Renewable energy can be generated by harnessing the power from the tides, which can be predicted hundreds of years in advance. But the predicted energy gains from certain schemes have been overestimated, according to a team of researchers in Liverpool.
Tidal range power generation is one way of extracting tidal energy. A structure holds back the tidal flow, creating a water level difference across the walls of the structure, which drives turbines. The amount of energy recovered can be boosted through a process called ‘pumping’, where some electricity is used to pump water to increase the difference between the water levels.
But a study led by the National Oceanography Centre (NOC) in Liverpool concludes that potential energy gains via pumping reported by some theoretical studies are too optimistic. The results were published recently in the scientific journal Renewable Energy.
Tidal power is gaining momentum politically in the UK because of concerns over energy security and a drive towards a lower carbon economy. Tidal range schemes – both barrages and lagoons – are capital intensive, therefore anything which improves the economics of the scheme, such as pumping, can be critical in helping to form a business case that will encourage investment.

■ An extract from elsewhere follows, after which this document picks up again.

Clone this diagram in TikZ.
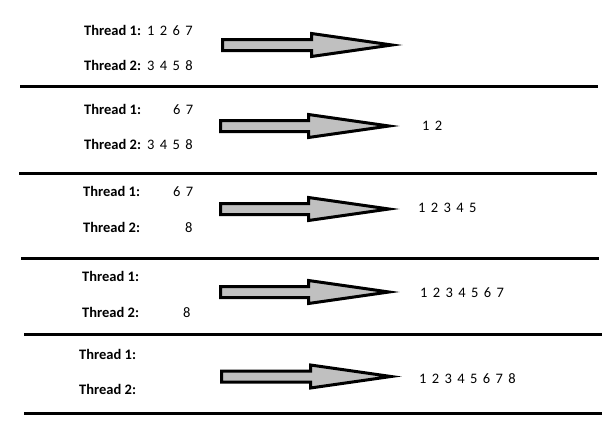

“The theoretical studies are a valid way of calculating the maximum potential energy gains, but these are based on first principles – the water would have to drop instantaneously to achieve the previously reported figures, and hence are not achievable in practice,” says Dr Nicholas Yates, NOC scientist and lead author of the paper.
“We had not seen any attempts to systematically explore the factors involved in pumping with tidal range power generation and this is something we set out to address.”

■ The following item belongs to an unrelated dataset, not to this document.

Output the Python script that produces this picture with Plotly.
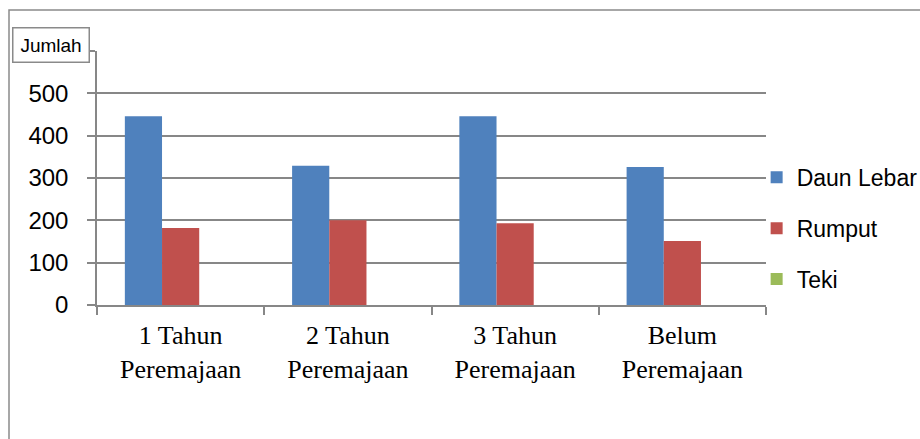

The team identified the key role played by turbine and pump efficiencies in determining the overall energy gains. In pumping, hydraulic machinery is used to pump water into or out of the structure (depending on the tide), increasing the water level difference between the tide and the water behind the structure. With suitable pump and turbine efficiencies, this greater height potential can result in net energy gains despite the energy expended in pumping.
Dr Yates believes there is plenty of scope for innovation in this area: “Tidal range energy is an area that has received sporadic attention, and the early schemes naturally made use of modified ‘run-of-river’ equipment. This equipment was designed for a more or less constant water level difference, which is not the case for a tidal scheme,” he says.
“With improved machine efficiencies, there should be the potential to increase pumping energy gains from around ten per cent which has typically been reported previously.”
This work is timely given the ongoing Swansea Bay Tidal Lagoon scheme, which will be one of the first schemes to harness tidal range power. Unlike a barrage, where a structure is built across an estuary, a lagoon is built out from the shoreline but can be situated anywhere where there are high tidal ranges and the seabed is suitable for construction.
NOC researchers worked with University of Liverpool engineers on the problem. The two groups have a long history of collaboration, which benefits from the expertise of both engineers and oceanographers.
The research was funded by the Engineering and Physical Sciences Research Council, the Natural Environment Research Council and the Northwest Regional Development Agency.